We too, including you, dear friend, are in his heritage. We are day by day building lives and works that testify of Jesus. 

I stand and watch blocks being laid on the new building at Covenant Church. Some days temperatures are nice and pleasant as blocks one-by-one raise the wall. Other days the wall is wrapped like an igloo with torpedo heaters inside to warm the block, keep the mortar from freezing and protect the men from frostbite. I cannot even see the block being laid, but eventually the igloo rises higher and I know more blocks are in place.

There are good days in our lives when all seems well. We feel good. We enjoy good things. Solomon, the wise man, said all of this is a blessing of the Lord.

There are other days we wade through the swamp, struggle to keep afloat, pray, feel the pain, wonder what is going on. We carry burdens for other people who do not even carry their own spiritual burden. We are praying and asking God to have mercy upon people we love who are foolishly trying to make it on their own. We ask God to be merciful to precious souls who are spending all their time and money on their own pleasure. Such days our heart is heavy, our feet feel like lead, and we sing songs of faith without feeling joy in the moment.
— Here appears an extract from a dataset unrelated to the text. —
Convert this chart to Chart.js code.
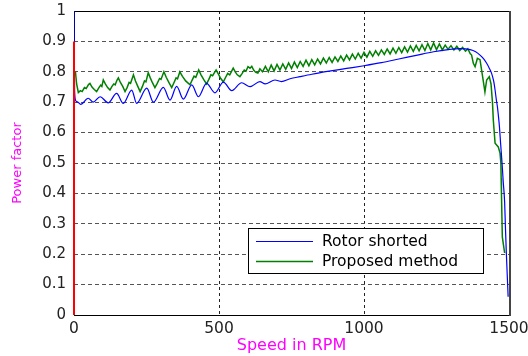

But we see the morning. Just like our building program will come to a conclusion, and we will celebrate. Machines and debris gone. Grass growing. Ribbon-cutting. We also see the morning coming that will be a day of rejoicing. After a day of struggle will be a day of delightful joy and singing joyful songs. And one day will dawn the eternal morning when we will rejoice to be in the presence of the Lord forever.

It is true that Rome was not built in a day. Our life is the sum total of our days. Each day is a block laid for the house in which we live. Let us be careful that we choose well the block we lay each day and make sure it is a testimony of Jesus. The house we build will be what we will present to Jesus on Judgment Day.

Much love Pastor Bare Scripture reading: Nehemiah (incredible story of doing in 52 days what had not been done in a 100 years).